Tuesday, October 26, 2010

Yes! PBS (and NPR) Must Go!

We finally have the right idea about public broadcasting in
the air. The New York Times reports that there is now a serious
call in Washington for the total abolition or privatization of
this wholly inappropriate government supported, partially tax
funded medium of Left wing propaganda.

Actually, I don't care how Left wing any national medium
happens to be, so long as I am not forced to pay even a penny for
its upkeep. There are dozens of very prominent magazines with
a Left wing editorial policy - The Nation, Progressive, Mother
Jones, Utne Report, The New York Review of Books, to name only the
more prominent ones. In the fields of both popular and scholarly
publications, the Left still holds prominent sway, despite all the
talk about the "collapse of Socialism." But no one is forcing me
to subscribe - I do so, when I do so, because I am interested in
just how wrong intelligent people can be.

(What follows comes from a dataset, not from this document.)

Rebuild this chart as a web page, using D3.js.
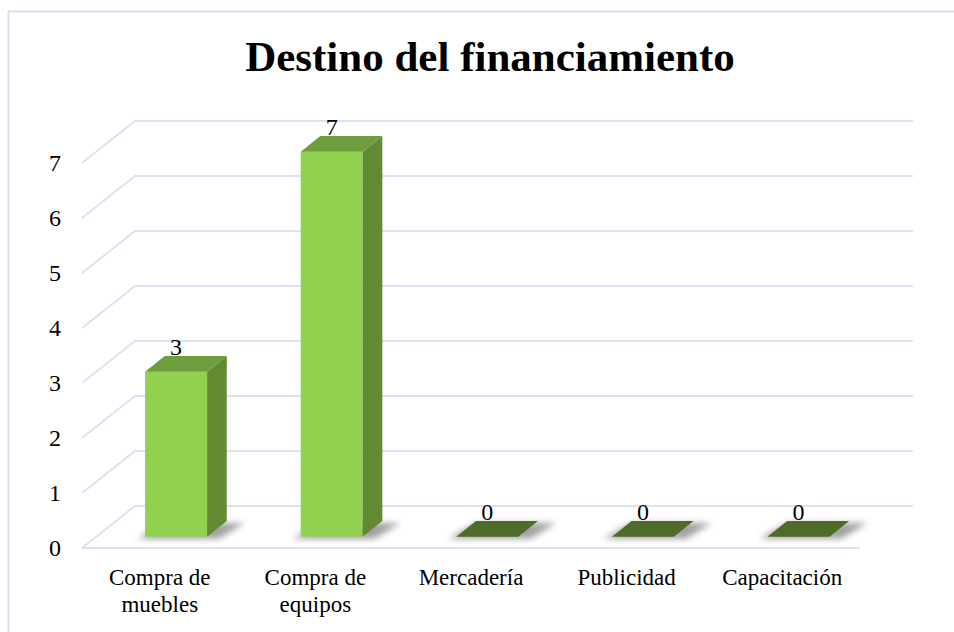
<!DOCTYPE html>
<html>
<head>
<meta charset="utf-8">
<script src="https://cdn.jsdelivr.net/npm/d3@7"></script>
<style>
  body { margin: 0; background: #fff; }
  text { font-family: "Liberation Serif", "Times New Roman", serif; fill: #000; }
</style>
</head>
<body>
<div id="container"></div>
<script>
// chart data
const categories = ["Compra de muebles", "Compra de equipos", "Mercadería", "Publicidad", "Capacitación"]
const labelLines = [["Compra de", "muebles"], ["Compra de", "equipos"], ["Mercadería"], ["Publicidad"], ["Capacitación"]]
const values = [3, 7, 0, 0, 0]
const yTicks = [0, 1, 2, 3, 4, 5, 6, 7]

const width = 954, height = 632

const svg = d3.select("#container").append("svg")
  .attr("width", width)
  .attr("height", height)

// soft shadow under the bars
const defs = svg.append("defs")
defs.append("filter").attr("id", "blur")
  .attr("x", "-50%").attr("y", "-100%").attr("width", "200%").attr("height", "300%")
  .append("feGaussianBlur").attr("stdDeviation", 3)

// outer chart frame
svg.append("rect")
  .attr("x", 8.5).attr("y", 11.5)
  .attr("width", 960).attr("height", 640)
  .attr("fill", "none").attr("stroke", "#d5dff0").attr("stroke-width", 2)

svg.append("text")
  .attr("x", 490).attr("y", 71)
  .attr("text-anchor", "middle")
  .style("font-size", "43px").style("font-weight", "bold")
  .text("Destino del financiamiento")

// 3d geometry: front plane of floor and the offset to the back wall
const floorLeft = 82, floorRight = 860
const depthX = 53, depthY = -42

const x = d3.scaleBand().domain(categories).range([floorLeft, floorRight])
const y = d3.scaleLinear().domain([0, 7]).range([548, 163])

// gridlines: diagonal on the side wall, then horizontal on the back wall
const grid = svg.append("g")
grid.selectAll("path.grid")
  .data(yTicks)
  .enter()
  .append("path")
    .attr("class", "grid")
    .attr("d", d => `M${floorLeft},${y(d)} L${floorLeft + depthX},${y(d) + depthY} L${floorRight + depthX},${y(d) + depthY}`)
    .attr("fill", "none")
    .attr("stroke", "#dae3f3")
    .attr("stroke-width", 2)

// front edge of the floor
grid.append("line")
  .attr("x1", floorLeft).attr("x2", floorRight)
  .attr("y1", y(0)).attr("y2", y(0))
  .attr("stroke", "#dae3f3").attr("stroke-width", 2)

// y tick labels
svg.selectAll("text.tick")
  .data(yTicks)
  .enter()
  .append("text")
    .attr("class", "tick")
    .attr("x", 61)
    .attr("y", d => y(d) + 8)
    .attr("text-anchor", "end")
    .style("font-size", "24px")
    .text(d => d)

// bars
const barW = 62
const f0 = 0.27, f1 = 0.64  // depth fractions of the bar front and back
const sideX = (f1 - f0) * depthX, sideY = (f1 - f0) * depthY

const bars = categories.map((c, i) => {
  const left = x(c) + (x.bandwidth() - barW) / 2 + f0 * depthX + 2
  const base = y(0) + f0 * depthY
  const h = y(0) - y(values[i])
  return { c: c, v: values[i], left: left, base: base, top: base - h }
})

const bg = svg.append("g")

// shadows
bg.selectAll("path.shadow")
  .data(bars)
  .enter()
  .append("path")
    .attr("class", "shadow")
    .attr("d", d => `M${d.left - 8},${d.base + 2} L${d.left + barW + 12},${d.base + 2} L${d.left + barW + sideX + 18},${d.base + sideY + 2} L${d.left + sideX},${d.base + sideY + 2} Z`)
    .attr("fill", "#555")
    .attr("opacity", 0.55)
    .attr("filter", "url(#blur)")

// front face
bg.selectAll("rect.front")
  .data(bars.filter(d => d.v > 0))
  .enter()
  .append("rect")
    .attr("class", "front")
    .attr("x", d => d.left)
    .attr("y", d => d.top)
    .attr("width", barW)
    .attr("height", d => d.base - d.top)
    .attr("fill", "#92d050")

// side face
bg.selectAll("path.side")
  .data(bars.filter(d => d.v > 0))
  .enter()
  .append("path")
    .attr("class", "side")
    .attr("d", d => `M${d.left + barW},${d.top} L${d.left + barW + sideX},${d.top + sideY} L${d.left + barW + sideX},${d.base + sideY} L${d.left + barW},${d.base} Z`)
    .attr("fill", "#618a32")

// top face
bg.selectAll("path.top")
  .data(bars)
  .enter()
  .append("path")
    .attr("class", "top")
    .attr("d", d => `M${d.left},${d.top} L${d.left + barW},${d.top} L${d.left + barW + sideX},${d.top + sideY} L${d.left + sideX},${d.top + sideY} Z`)
    .attr("fill", d => d.v > 0 ? "#6f9c3c" : "#4f6b29")

// value labels
svg.selectAll("text.value")
  .data(bars)
  .enter()
  .append("text")
    .attr("class", "value")
    .attr("x", d => d.left + barW / 2)
    .attr("y", d => d.top + sideY - 1)
    .attr("text-anchor", "middle")
    .style("font-size", "24px")
    .text(d => d.v)

// category labels
svg.selectAll("text.cat")
  .data(categories)
  .enter()
  .append("text")
    .attr("class", "cat")
    .attr("x", d => x(d) + x.bandwidth() / 2)
    .attr("y", 585)
    .attr("text-anchor", "middle")
    .style("font-size", "23px")
    .each(function(d, i) {
      d3.select(this).selectAll("tspan")
        .data(labelLines[i])
        .enter()
        .append("tspan")
          .attr("x", x(d) + x.bandwidth() / 2)
          .attr("dy", (l, j) => j === 0 ? 0 : 27)
          .text(l => l)
    })
</script>
</body>
</html>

PBS and NPR - National Public Radio - in contrast, are massive
broadcast ventures, supported and partly funded by the federal
government, from taxes going to, e.g., the Corporation for Public
Broadcasting.

Contrary to what many conservatives complain about, it is not so
much the lack of balance in the programming that is so insidious. It
is that there exists a first amendment medium that people in this
country are forced to pay for.

Of course, it is undeniably true that both PBS and NPR are run
for the sake of spreading socialist ideology. These people, contrary
to what The New York Times keeps doggedly repeating, are not liberals.
A Liberal believes in, for example, civil liberties and equality of
opportunity, a free press and fairness, among other things. Liberals
lean toward socialism mostly in economic matters. The editorial tone
of nearly all PBS and NPR programming is radically socialist and, more
recently, fascist - especially when it comes to environmental and
feminist matters.

PBS runs innumerable opinion programs, beginning and ending, of
course, with all the opportunities Bill Moyers gets for airing his
pious laments about the universe. Moyers is no liberal but an agitator
for the position that everything that is wrong with the world is due
to the United States of America. His repeated intoning about what
"we, in this country, are doing to ..." is so tiresome that I simply
cannot watch him, even when he interviews people I regard interesting.
PBS's several interesting round table programs on various facets of
our legal system is also very biased toward the left liberal agenda.
The leaders of these discussions, whose panels do manage to be balanced
- if you believe that there are only two viewpoints in America worth
telling the viewers about - are nearly all Harvard law professors and
their orientation tends always toward leftist moralizing. There are
no communists, libertarians, Muslims, Moonies or any other theorists
who don't fit the mainstream balance, outside of some militant
feminists and multiculturalists on these programs. And, more importantly,
no one outside the Eastern educational establishment ever appears on
them - which, frankly, annoys me, who teaches at a southern university
no one at PBS ever thinks of inviting to appear on their programs.

There are fine things, too, on PBS. And who knows, maybe it does
full justice to the intellectual market place, so balance need by no
means be the standard by which to judge it.

It is only because PBS is a government created and (partially)
funded monopoly that I fully support those who are calling for its
abolition. I would be even more enthusiastic if NPR got the axe - it
has the most whiny, openly Left wing editorial tone among all mainstream
media efforts. Its staff have just one voice, that of the smooth,
velvety Eastern intellectual. (Just listen and try to find someone
with a southern, Bronx or foreign accent, outside a few guest essayists.
But then the same phenomenon would not bother me much if found on ABC,
CNN or A&E, since I am not made to spend a dime of my life on those.)

Let us get the government out of at least one major and very
sensitive industry. There should, in short, be the same policy in
government toward media as there is toward religion - it should neither
ban nor establish any denomination, regardless of its content. Let
all geniuses in the industry like Bill Moyers and Nina Totenberg find
a job on the open market - surely there are plenty of media outlets
now. I look forward to not seeing Bill Moyers, say, on the Discovery
Channel, or, per chance, on Nick at Nite!